Une troisième initiative pourrait se situer à un niveau plus intergouvernemental. Nous avons besoin d’un dialogue entre pairs et plus exactement entre les pays qui ont fait ou font l’expérience de la disparition forcée. Un tel dialogue devrait bien entendu être structuré, et d’abord autour d’un certain nombre de thématiques bien précises, et viser des objectifs précis. Je pense en particulier à la question des stratégies de recherche – qui comme vous le savez ont fait l’objet des principes directeurs du comité – mais aussi de la question des enquêtes pénales , et à l’interaction entre deux composantes fondamentales de la recherche de la vérité et de la lutte contre l’impunité.

Pourquoi ne pas proposer, par exemple, un dialogue intergouvernemental, en marge des Nations Unies ou d’une organisation régionale, qui prendrait pour point d’appui les principes directeurs du Comité et qui permettrait aux pays d’échanger sur leurs expériences respectives et leurs bonnes pratiques ?

4°/ Quatrième initiative : renforcement de la complémentarité entre tous les organes internationaux compétents

Cette initiative se situerait à un niveau plus institutionnel. Elle viserait à renforcer la complémentarité institutionnelle entre les organes internationaux compétents sur la question des disparitions forcées – ceci en vue de maximiser leur impact sur le terrain. Bien sûr certains organes sont très étroitement coordonnés : c’est le cas des deux mécanismes de l’ONU, le Groupe de travail sur les disparitions forcées ou involontaires et le Comité des disparitions forcées, qui sont très proches par la force des choses. C’est aussi le cas, mais dans une moindre mesure, des autres comités conventionnels et également des procédures spéciales comme le rapporteur spécial sur les exécutions ou le rapporteur spécial sur la justice transitionnelle. Tous ces organes font partie du même système et leur coordination devrait être aisée, et elle mérite d’être encore renforcée. Plus compliquée est la coordination avec les mécanismes régionaux : récemment, nous avons renforcé nos liens avec la Commission africaine des droits de l’Homme et des peuples, mais les contacts avec la Cour européenne, la Cour interaméricaine demeurent encore trop rares ou la Cour africaine des droits de l’Homme et des peuples, sans même compter les cours sous-régionales africaines, restent encore trop rares.

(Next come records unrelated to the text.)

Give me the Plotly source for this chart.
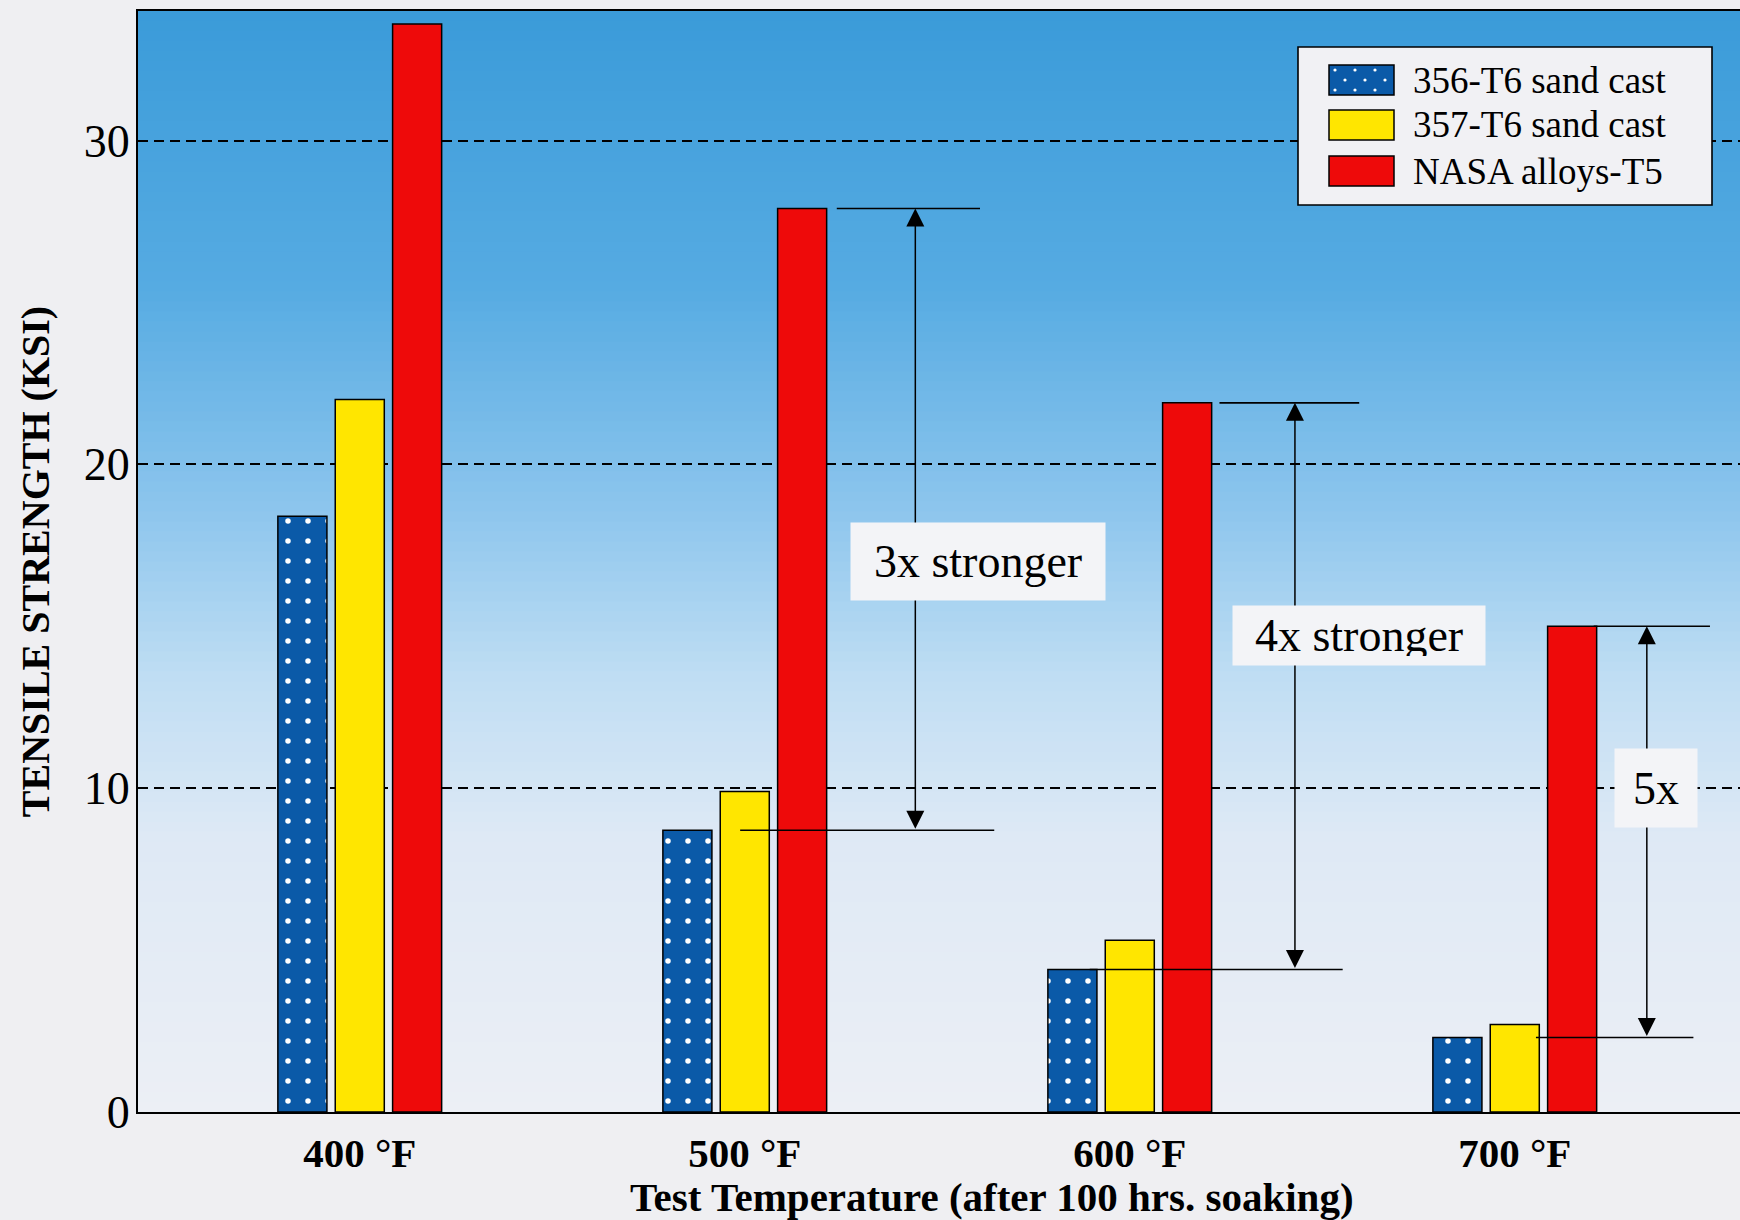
import plotly.graph_objects as go

# ---------------- data ----------------
categories = ["400 °F", "500 °F", "600 °F", "700 °F"]
series_names = ["356-T6 sand cast", "357-T6 sand cast", "NASA alloys-T5"]
alloy_356_t6 = [18.4, 8.7, 4.4, 2.3]
alloy_357_t6 = [22.0, 9.9, 5.3, 2.7]
nasa_t5 = [33.6, 27.9, 21.9, 15.0]
y_tick_values = [0, 10, 20, 30]
ratio_categories = [1, 2, 3]
ratio_labels = ["3x stronger", "4x stronger", "5x"]
x_title = "Test Temperature (after 100 hrs. soaking)"
y_title = "TENSILE STRENGTH (KSI)"

# ---------------- style ----------------
FONT = "Liberation Serif"
BLUE = "#0b5aa8"
YELLOW = "#ffe600"
RED = "#ee0a0a"
PAPER = "#efeff2"
W, H = 1740, 1220
ML, MR, MT, MB = 138, 0, 11, 108
PW, PH = W - ML - MR, H - MT - MB

xs = list(range(len(categories)))

fig = go.Figure()
outline = dict(color="black", width=1.5)
fig.add_trace(go.Bar(
    x=xs, y=alloy_356_t6, name=series_names[0],
    marker=dict(color=BLUE, line=outline,
                pattern=dict(shape=".", fgcolor="white", bgcolor=BLUE,
                             size=20, solidity=0.06, fillmode="replace")),
))
fig.add_trace(go.Bar(x=xs, y=alloy_357_t6, name=series_names[1],
                     marker=dict(color=YELLOW, line=outline)))
fig.add_trace(go.Bar(x=xs, y=nasa_t5, name=series_names[2],
                     marker=dict(color=RED, line=outline)))

shapes = []
# gradient background of plot area
stops = [(0.00, (58, 155, 217)), (0.25, (86, 171, 226)), (0.45, (140, 197, 237)),
         (0.60, (190, 221, 243)), (0.75, (222, 233, 245)), (1.00, (236, 239, 245))]


def grad(f):
    for (f0, c0), (f1, c1) in zip(stops[:-1], stops[1:]):
        if f0 <= f <= f1:
            t = (f - f0) / (f1 - f0)
            return "rgb(%d,%d,%d)" % tuple(round(a + (b - a) * t) for a, b in zip(c0, c1))
    return "rgb(%d,%d,%d)" % stops[-1][1]


N = 110
for k in range(N):
    ftop = k / N
    shapes.append(dict(type="rect", xref="paper", yref="paper", x0=0, x1=1,
                       y0=1 - (k + 1) / N - 0.001, y1=1 - ftop,
                       fillcolor=grad((k + 0.5) / N), line=dict(width=0), layer="below"))

# ratio markers: horizontal reference lines and double arrows
arrow_off = [0.443, 0.429, 0.343]
top_line = [(0.239, 0.611), (0.233, 0.596), (0.205, 0.507)]
bot_line = [(-0.012, 0.648), (-0.104, 0.553), (0.055, 0.464)]
label_off = [0.605, 0.596, 0.366]
label_y = [17.0, 14.7, 10.0]
label_w = [236, 234, 64]
label_h = [59, 41, 60]

annotations = []
for k, ci in enumerate(ratio_categories):
    top = nasa_t5[ci]
    bot = alloy_356_t6[ci]
    shapes.append(dict(type="line", xref="x", yref="y", x0=ci + top_line[k][0],
                       x1=ci + top_line[k][1], y0=top, y1=top,
                       line=dict(color="black", width=1.6)))
    shapes.append(dict(type="line", xref="x", yref="y", x0=ci + bot_line[k][0],
                       x1=ci + bot_line[k][1], y0=bot, y1=bot,
                       line=dict(color="black", width=1.6)))
    ax = ci + arrow_off[k]
    annotations.append(dict(x=ax, y=top, ax=ax, ay=bot, xref="x", yref="y",
                            axref="x", ayref="y", text="", showarrow=True,
                            arrowhead=2, startarrowhead=2, arrowside="end+start",
                            arrowsize=2.4, startarrowsize=2.4, arrowwidth=1.5,
                            arrowcolor="black", standoff=0, startstandoff=0))
for k, ci in enumerate(ratio_categories):
    annotations.append(dict(x=ci + label_off[k], y=label_y[k], xref="x", yref="y",
                            text=ratio_labels[k], showarrow=False,
                            font=dict(family=FONT, size=46, color="black"),
                            bgcolor="#f3f4f7", borderpad=9,
                            width=label_w[k], height=label_h[k]))


def px_x(p):
    return (p - ML) / PW


def px_y(p):
    return (MT + PH - p) / PH


# x-axis title placed as text under the tick labels
annotations.append(dict(x=0.5 * (px_x(615) + px_x(1368)), y=px_y(1197),
                        xref="paper", yref="paper", xanchor="center", yanchor="middle",
                        text=x_title, showarrow=False,
                        font=dict(family=FONT, size=41, color="black", weight="bold")))

# custom legend
shapes.append(dict(type="rect", xref="paper", yref="paper",
                   x0=px_x(1298), x1=px_x(1712), y0=px_y(205), y1=px_y(47),
                   fillcolor="#f1f1f4", line=dict(color="black", width=1.6)))
row_centers = [80, 125, 171]
sw_x0, sw_x1 = 1329, 1394
sw_colors = [BLUE, YELLOW, RED]
for k, rc in enumerate(row_centers):
    shapes.append(dict(type="rect", xref="paper", yref="paper",
                       x0=px_x(sw_x0), x1=px_x(sw_x1), y0=px_y(rc + 15), y1=px_y(rc - 15),
                       fillcolor=sw_colors[k], line=dict(color="black", width=1.5)))
    annotations.append(dict(x=px_x(1411), y=px_y(rc), xref="paper", yref="paper",
                            xanchor="left", yanchor="middle", text=series_names[k],
                            showarrow=False, font=dict(family=FONT, size=37, color="black")))
# white dots on the blue swatch
for r in range(3):
    dy = row_centers[0] - 10 + r * 10
    dx = sw_x0 + (6 if r % 2 == 0 else 16)
    while dx < sw_x1 - 3:
        shapes.append(dict(type="circle", xref="paper", yref="paper",
                           x0=px_x(dx - 1.6), x1=px_x(dx + 1.6),
                           y0=px_y(dy + 1.6), y1=px_y(dy - 1.6),
                           fillcolor="white", line=dict(width=0)))
        dx += 20

fig.update_layout(
    width=W, height=H,
    margin=dict(l=ML, r=MR, t=MT, b=MB, autoexpand=False),
    paper_bgcolor=PAPER, plot_bgcolor="#e9eef5",
    barmode="group", bargap=0.553, bargroupgap=0.145,
    showlegend=False,
    shapes=shapes, annotations=annotations,
    font=dict(family=FONT, color="black"),
)
fig.update_xaxes(
    range=[-0.576, 3.585], tickvals=xs, ticktext=categories,
    showgrid=False, zeroline=False, showline=True, linecolor="black", linewidth=2,
    mirror=True, ticks="", ticklabelstandoff=4,
    tickfont=dict(family=FONT, size=41, color="black", weight="bold"),
)
fig.update_yaxes(
    range=[0, 34], tickvals=y_tick_values, ticktext=[str(v) for v in y_tick_values],
    showgrid=True, gridcolor="black", gridwidth=1.6, griddash="10px,6px",
    zeroline=False, showline=True, linecolor="black", linewidth=2, mirror=False,
    ticks="", ticklabelstandoff=-3,
    tickfont=dict(family=FONT, size=46, color="black"),
    title=dict(text=y_title, standoff=22,
               font=dict(family=FONT, size=40, color="black", weight="bold")),
)

fig.write_html("out.html", config={"displayModeBar": False},
               post_script="document.body.style.margin='0';")
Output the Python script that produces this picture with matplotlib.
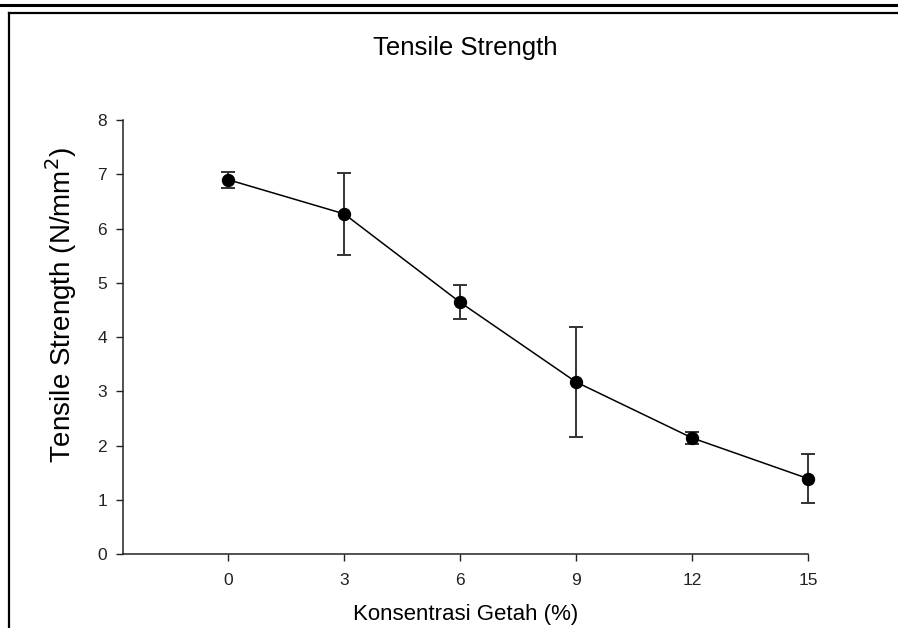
import matplotlib.pyplot as plt
from matplotlib.lines import Line2D

plt.rcParams['font.family'] = ['Liberation Sans', 'DejaVu Sans']

# data
konsentrasi = [0, 3, 6, 9, 12, 15]
tensile = [6.90, 6.27, 4.64, 3.17, 2.14, 1.39]
error = [0.15, 0.75, 0.31, 1.02, 0.11, 0.45]

W, H = 898, 628
fig = plt.figure(figsize=(W / 100, H / 100), dpi=100)

# axes box in pixel terms: x 123..808, y 120..554
ax = fig.add_axes([123 / W, 1 - 554 / H, (808 - 123) / W, (554 - 120) / H])

eb = ax.errorbar(konsentrasi, tensile, yerr=error, color='black', lw=1.1,
                 marker='o', ms=8.6, mfc='black', mec='black',
                 ecolor='#333333', elinewidth=1.4, capsize=4.7, capthick=1.4)
# last point sits on the axis end, don't clip it
for art in [eb.lines[0]] + list(eb.lines[1]) + list(eb.lines[2]):
    art.set_clip_on(False)

ax.set_xlim(-2.72, 15)
ax.set_ylim(0, 8)
ax.set_xticks(konsentrasi)
ax.set_yticks(range(0, 9))
ax.tick_params(direction='out', length=5, width=1, labelsize=12.5, colors='#222222')
ax.tick_params(axis='x', pad=9)
ax.tick_params(axis='y', pad=6.5)
for side in ['top', 'right']:
    ax.spines[side].set_visible(False)
for side in ['left', 'bottom']:
    ax.spines[side].set_linewidth(1.1)
    ax.spines[side].set_color('#222222')

ax.set_xlabel('Konsentrasi Getah (%)', fontsize=16, labelpad=11)
ax.set_ylabel('Tensile Strength (N/mm$^2$)', fontsize=20)
ax.yaxis.set_label_coords(-0.064, 0.574)
ax.set_title('Tensile Strength', fontsize=18.5, pad=47)

# page frame lines around the figure
def px_line(x0, y0, x1, y1, lw):
    fig.add_artist(Line2D([x0 / W, x1 / W], [1 - y0 / H, 1 - y1 / H],
                          transform=fig.transFigure, color='black', lw=lw))

px_line(0, 4.5, W, 4.5, 2.2)
px_line(9, 13, W, 13, 1.6)
px_line(9, 13, 9, H, 1.6)

fig.savefig('out.png', dpi=100)
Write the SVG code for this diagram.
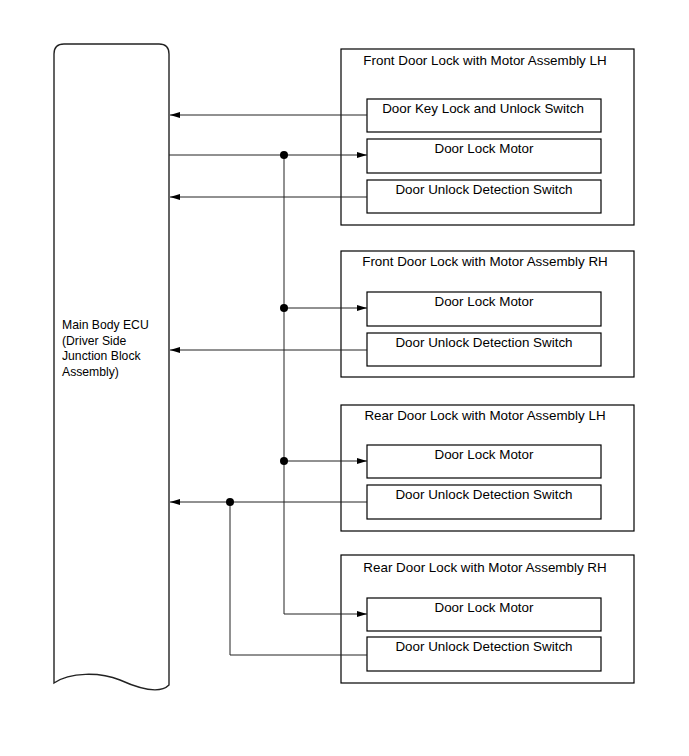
<svg xmlns="http://www.w3.org/2000/svg" width="689" height="756" viewBox="0 0 689 756">
<style>
.box{fill:#fff;stroke:#000;stroke-width:1.2}
.ecu{fill:#fff;stroke:#222;stroke-width:1.4}
.t{font-family:"Liberation Sans",Arial,sans-serif;font-size:13.4px;fill:#000}
.e{font-size:12.2px}
.c{text-anchor:middle}
.w{fill:none;stroke:#222;stroke-width:1}
.dot{fill:#000}
</style>
<defs>
<marker id="ah" markerWidth="10" markerHeight="6" refX="10" refY="3" orient="auto" markerUnits="userSpaceOnUse">
<path d="M0,0 L10,3 L0,6 Z" fill="#000"/>
</marker>
</defs>
<rect width="689" height="756" fill="#fff"/>
<g id="ecu">
<path class="ecu" d="M54,683 L54,54 Q54,44 64,44 L159,44 Q169,44 169,54 L169,685 C160,694 140,689 120,680 C100,672 70,672 54,683 Z"/>
<text class="t e" x="62" y="329">Main Body ECU</text>
<text class="t e" x="62" y="344.5">(Driver Side</text>
<text class="t e" x="62" y="360">Junction Block</text>
<text class="t e" x="62" y="376">Assembly)</text>
</g>
<g id="front-lh">
<rect class="box" x="341" y="49" width="293" height="176"/>
<text class="t c" x="485" y="65">Front Door Lock with Motor Assembly LH</text>
<rect class="box" x="367" y="99" width="234" height="33"/>
<text class="t c" x="483" y="113">Door Key Lock and Unlock Switch</text>
<rect class="box" x="367" y="139" width="234" height="34"/>
<text class="t c" x="484" y="153">Door Lock Motor</text>
<rect class="box" x="367" y="180" width="234" height="33"/>
<text class="t c" x="484" y="194">Door Unlock Detection Switch</text>
</g>
<g id="front-rh">
<rect class="box" x="341" y="251" width="293" height="126"/>
<text class="t c" x="485" y="266">Front Door Lock with Motor Assembly RH</text>
<rect class="box" x="367" y="292" width="234" height="34"/>
<text class="t c" x="484" y="306">Door Lock Motor</text>
<rect class="box" x="367" y="333" width="234" height="33"/>
<text class="t c" x="484" y="347">Door Unlock Detection Switch</text>
</g>
<g id="rear-lh">
<rect class="box" x="341" y="405" width="293" height="126"/>
<text class="t c" x="485" y="420">Rear Door Lock with Motor Assembly LH</text>
<rect class="box" x="367" y="445" width="234" height="33"/>
<text class="t c" x="484" y="459">Door Lock Motor</text>
<rect class="box" x="367" y="485" width="234" height="34"/>
<text class="t c" x="484" y="499">Door Unlock Detection Switch</text>
</g>
<g id="rear-rh">
<rect class="box" x="341" y="555" width="293" height="128"/>
<text class="t c" x="485" y="572">Rear Door Lock with Motor Assembly RH</text>
<rect class="box" x="367" y="598" width="234" height="33"/>
<text class="t c" x="484" y="612">Door Lock Motor</text>
<rect class="box" x="367" y="637" width="234" height="34"/>
<text class="t c" x="484" y="651">Door Unlock Detection Switch</text>
</g>
<g id="connectors">
<line class="w" x1="367" y1="115" x2="170" y2="115" marker-end="url(#ah)"/>
<line class="w" x1="169" y1="155" x2="367" y2="155" marker-end="url(#ah)"/>
<line class="w" x1="367" y1="197" x2="170" y2="197" marker-end="url(#ah)"/>
<line class="w" x1="284" y1="308" x2="367" y2="308" marker-end="url(#ah)"/>
<line class="w" x1="367" y1="350" x2="170" y2="350" marker-end="url(#ah)"/>
<line class="w" x1="284" y1="461" x2="367" y2="461" marker-end="url(#ah)"/>
<line class="w" x1="367" y1="502" x2="170" y2="502" marker-end="url(#ah)"/>
<polyline class="w" points="284,155 284,614 367,614" marker-end="url(#ah)"/>
<polyline class="w" points="230,502 230,655 367,655"/>
<circle class="dot" cx="284" cy="155" r="4"/>
<circle class="dot" cx="284" cy="308" r="4"/>
<circle class="dot" cx="284" cy="461" r="4"/>
<circle class="dot" cx="230" cy="502" r="4"/>
</g>
</svg>
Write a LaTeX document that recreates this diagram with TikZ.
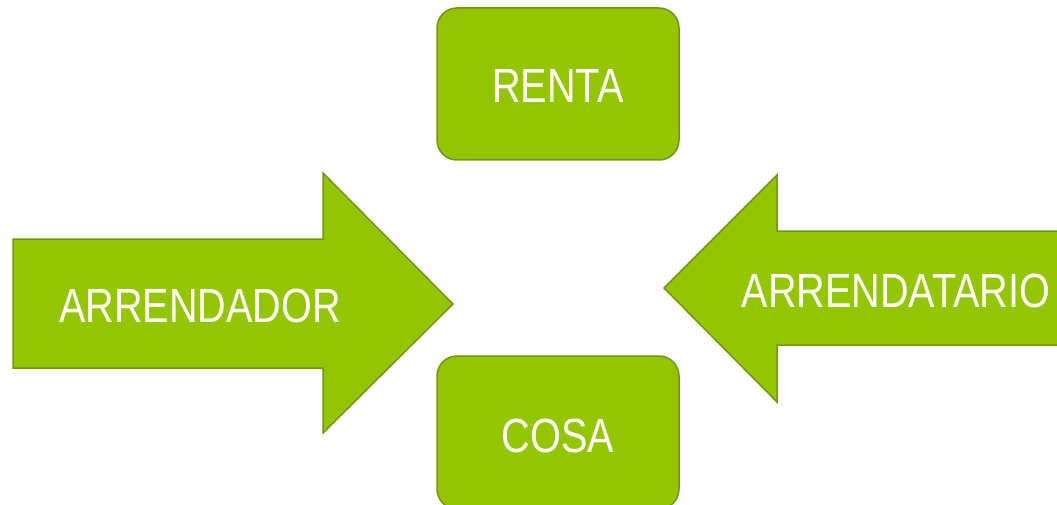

Pourrait-on proposer la tenue d’une conférence, sinon annuelle, mais à tout le moins biennale, qui mettrait autour de la table tous les organes internationaux de protection avec une double approche : thématique, pour échanger sur des questions juridiques et pratiques autour des problématiques liées à la disparition forcée ; et géographique, pour discuter de la situation des pays sur lesquels nous travaillons, ce qui permettrait de nous épauler mutuellement dans nos efforts et dans nos contacts avec les gouvernements respectifs ?

Voilà Mesdames et Messieurs quelques pistes et quelques idées d’initiatives qui pourraient être lancées dès cette année, sans que cette liste prétende évidemment à l’exhaustivité. J’aurais pu évoquer beaucoup d’autres idées – et notamment la nécessité de mieux identifier les nouvelles formes de disparitions forcées, comme on a pu les appeler : les disparitions forcées de courte durée dans le cadre de la lutte contre le terrorisme, ou les disparitions forcées liées à la traite ou aux migrations. En fait, le chantier est évidemment infini. Il nécessite la mobilisation de tous les acteurs de bonne volonté. Mais j’y insiste : rien ne se fera sans les victimes, sans les proches, sans les mères de disparus. Donc, s’il fallait donner la priorité des priorités, ce serait celle-ci : une grande initiative permettant d’aider ces victimes à se rencontrer, à s’organiser, à définir leur agenda, à réfléchir à leurs besoins, et surtout à défendre leurs droits inaliénables à la vérité, à la justice et à la réparation.